Relatives of the 57 people who died in Greece's worst ever train disaster crowded into a courtroom on Wednesday, demanding justice for the victims.

The trial had already been postponed once because of the chaotic start last week.

Most of the victims of the crash three years ago were students, killed when their intercity service from Athens to Thessaloniki smashed head-on into a goods train on the same line near Tempi in the centre of the country.

Some of the victims are thought to have burnt to death after surviving the initial collision.

Many relatives were unable to get into the courtroom in the central town of Larisa last week, and the situation was little different when it resumed on Wednesday.

Police officers allowed in only participants who were legally scheduled to attend.

Some relatives complained that two rows of seats had been taken up by police, while others said they still could not witness proceedings clearly enough.

Defence lawyer Zoe Konstantopoulou appealed for the proceedings to be filmed as access for families had been restricted.

The February 2023 disaster is widely known in Greece as the Tempi crime - with many arguing it encapsulates negligence and corruption at the heart of the state.

Thirty-six people are on trial in a case that is expected to hear from 350 witnesses and set to last years.

Among those killed was 20-year-old Anastasia Plakias, a student at the University of Thessaloniki.

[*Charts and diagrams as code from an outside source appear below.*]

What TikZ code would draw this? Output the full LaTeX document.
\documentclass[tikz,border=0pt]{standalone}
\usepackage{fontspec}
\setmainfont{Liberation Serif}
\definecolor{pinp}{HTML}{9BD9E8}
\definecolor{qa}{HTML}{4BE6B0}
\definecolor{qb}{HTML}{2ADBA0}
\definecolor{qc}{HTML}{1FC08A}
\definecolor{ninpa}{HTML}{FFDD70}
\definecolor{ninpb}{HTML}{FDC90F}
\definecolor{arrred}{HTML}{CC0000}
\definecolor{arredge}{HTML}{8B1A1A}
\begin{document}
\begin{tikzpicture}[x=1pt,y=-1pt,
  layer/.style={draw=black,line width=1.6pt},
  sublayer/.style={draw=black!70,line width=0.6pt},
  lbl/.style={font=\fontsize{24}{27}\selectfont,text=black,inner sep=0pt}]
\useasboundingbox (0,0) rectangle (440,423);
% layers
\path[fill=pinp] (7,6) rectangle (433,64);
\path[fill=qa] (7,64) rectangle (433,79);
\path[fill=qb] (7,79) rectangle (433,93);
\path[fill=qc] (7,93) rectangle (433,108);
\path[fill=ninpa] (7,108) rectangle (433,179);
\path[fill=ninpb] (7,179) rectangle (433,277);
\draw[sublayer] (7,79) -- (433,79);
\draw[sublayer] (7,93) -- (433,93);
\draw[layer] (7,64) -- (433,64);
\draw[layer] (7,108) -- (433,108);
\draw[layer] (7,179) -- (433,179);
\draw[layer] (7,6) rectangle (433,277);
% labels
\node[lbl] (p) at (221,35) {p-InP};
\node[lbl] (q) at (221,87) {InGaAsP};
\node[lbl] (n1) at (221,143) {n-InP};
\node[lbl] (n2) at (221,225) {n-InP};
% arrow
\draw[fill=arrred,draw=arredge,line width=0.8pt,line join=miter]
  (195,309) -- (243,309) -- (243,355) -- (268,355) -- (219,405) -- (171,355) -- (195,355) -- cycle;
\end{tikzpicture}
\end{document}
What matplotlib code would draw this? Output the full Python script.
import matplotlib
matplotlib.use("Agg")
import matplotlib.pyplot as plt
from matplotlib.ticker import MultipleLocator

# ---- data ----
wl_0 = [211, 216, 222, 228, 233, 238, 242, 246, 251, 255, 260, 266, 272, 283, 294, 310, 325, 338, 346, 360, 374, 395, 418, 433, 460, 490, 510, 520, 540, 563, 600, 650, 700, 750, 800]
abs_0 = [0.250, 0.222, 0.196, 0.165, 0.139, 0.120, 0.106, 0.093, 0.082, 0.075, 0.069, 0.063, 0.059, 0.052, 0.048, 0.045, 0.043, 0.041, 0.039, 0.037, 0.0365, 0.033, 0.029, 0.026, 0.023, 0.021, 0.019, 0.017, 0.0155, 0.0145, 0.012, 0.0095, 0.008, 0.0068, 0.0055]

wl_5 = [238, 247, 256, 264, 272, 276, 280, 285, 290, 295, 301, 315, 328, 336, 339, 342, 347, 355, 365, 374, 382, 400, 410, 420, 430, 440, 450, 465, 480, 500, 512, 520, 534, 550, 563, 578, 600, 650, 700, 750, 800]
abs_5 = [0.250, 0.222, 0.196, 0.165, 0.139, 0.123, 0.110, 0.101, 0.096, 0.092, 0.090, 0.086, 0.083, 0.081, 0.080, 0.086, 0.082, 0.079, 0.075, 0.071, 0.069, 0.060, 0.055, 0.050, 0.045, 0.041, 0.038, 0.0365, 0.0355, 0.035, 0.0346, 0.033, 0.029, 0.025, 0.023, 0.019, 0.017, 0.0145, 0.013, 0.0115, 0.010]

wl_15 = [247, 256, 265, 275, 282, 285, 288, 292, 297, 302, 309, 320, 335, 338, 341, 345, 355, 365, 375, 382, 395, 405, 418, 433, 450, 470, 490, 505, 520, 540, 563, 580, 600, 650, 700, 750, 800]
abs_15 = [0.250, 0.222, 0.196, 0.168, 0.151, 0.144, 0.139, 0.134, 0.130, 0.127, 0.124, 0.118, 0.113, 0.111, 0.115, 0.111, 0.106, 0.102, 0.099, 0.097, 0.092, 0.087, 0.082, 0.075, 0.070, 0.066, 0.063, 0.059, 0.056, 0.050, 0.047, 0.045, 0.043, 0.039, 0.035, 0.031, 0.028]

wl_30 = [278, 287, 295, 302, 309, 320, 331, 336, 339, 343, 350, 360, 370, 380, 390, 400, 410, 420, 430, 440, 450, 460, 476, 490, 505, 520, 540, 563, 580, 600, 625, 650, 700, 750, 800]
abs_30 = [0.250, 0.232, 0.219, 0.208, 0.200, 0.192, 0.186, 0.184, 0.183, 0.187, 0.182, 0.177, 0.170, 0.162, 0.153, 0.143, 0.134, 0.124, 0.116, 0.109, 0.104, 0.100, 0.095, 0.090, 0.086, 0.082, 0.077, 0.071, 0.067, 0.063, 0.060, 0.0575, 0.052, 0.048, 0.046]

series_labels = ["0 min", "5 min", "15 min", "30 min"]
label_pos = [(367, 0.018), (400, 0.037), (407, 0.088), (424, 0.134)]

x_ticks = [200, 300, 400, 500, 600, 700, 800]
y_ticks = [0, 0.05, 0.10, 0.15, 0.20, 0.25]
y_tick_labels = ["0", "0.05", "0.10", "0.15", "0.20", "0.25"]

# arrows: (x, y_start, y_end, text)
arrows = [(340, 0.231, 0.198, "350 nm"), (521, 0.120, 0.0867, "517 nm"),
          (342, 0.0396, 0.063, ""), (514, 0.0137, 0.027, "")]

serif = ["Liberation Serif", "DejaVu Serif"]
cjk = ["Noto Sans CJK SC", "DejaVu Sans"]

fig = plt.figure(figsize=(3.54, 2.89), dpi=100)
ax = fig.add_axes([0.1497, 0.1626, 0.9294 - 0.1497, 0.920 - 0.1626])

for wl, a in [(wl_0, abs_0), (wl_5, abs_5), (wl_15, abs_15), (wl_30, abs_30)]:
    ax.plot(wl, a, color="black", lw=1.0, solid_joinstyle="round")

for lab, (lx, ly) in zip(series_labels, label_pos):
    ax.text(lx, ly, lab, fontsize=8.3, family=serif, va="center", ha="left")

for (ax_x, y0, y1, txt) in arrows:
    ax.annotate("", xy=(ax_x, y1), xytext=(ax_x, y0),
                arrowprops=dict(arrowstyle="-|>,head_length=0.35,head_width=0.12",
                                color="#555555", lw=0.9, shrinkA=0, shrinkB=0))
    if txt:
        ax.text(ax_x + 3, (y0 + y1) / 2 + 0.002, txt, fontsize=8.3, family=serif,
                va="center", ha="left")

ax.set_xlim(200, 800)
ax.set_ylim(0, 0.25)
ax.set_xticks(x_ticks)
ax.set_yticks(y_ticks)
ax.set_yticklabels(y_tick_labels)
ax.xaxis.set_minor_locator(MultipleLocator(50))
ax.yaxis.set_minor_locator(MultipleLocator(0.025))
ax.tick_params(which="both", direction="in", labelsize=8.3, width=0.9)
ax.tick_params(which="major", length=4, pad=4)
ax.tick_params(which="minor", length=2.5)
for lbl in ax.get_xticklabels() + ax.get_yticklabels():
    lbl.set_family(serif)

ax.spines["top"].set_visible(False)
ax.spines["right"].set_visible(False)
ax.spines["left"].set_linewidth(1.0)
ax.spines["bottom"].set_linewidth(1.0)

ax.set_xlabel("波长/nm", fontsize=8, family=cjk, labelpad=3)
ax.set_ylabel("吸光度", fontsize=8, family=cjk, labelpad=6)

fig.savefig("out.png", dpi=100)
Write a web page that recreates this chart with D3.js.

She, like so many other victims, was travelling back to lectures in the northern city after spending a public holiday with her family.

In the weeks after the crash, her grieving father Dimitris told the BBC he would always be proud of his daughter who only had love to give.

He said: We relatives call it a state assassination of our children, and all the people who were aboard that train… in which European country could this be possible?

Thirty-three of the defendants face up to life in prison if convicted.

The case is taking place in a remodelled conference hall that cost hundreds of thousands of euros and Mitsotakis has said it is among the most functional and modern in Europe.

The railway network had not made use of EU funding intended to improve safety. The head of the European Public Prosecutor's Office later said the collision could have been avoided if safety improvements had been made earlier.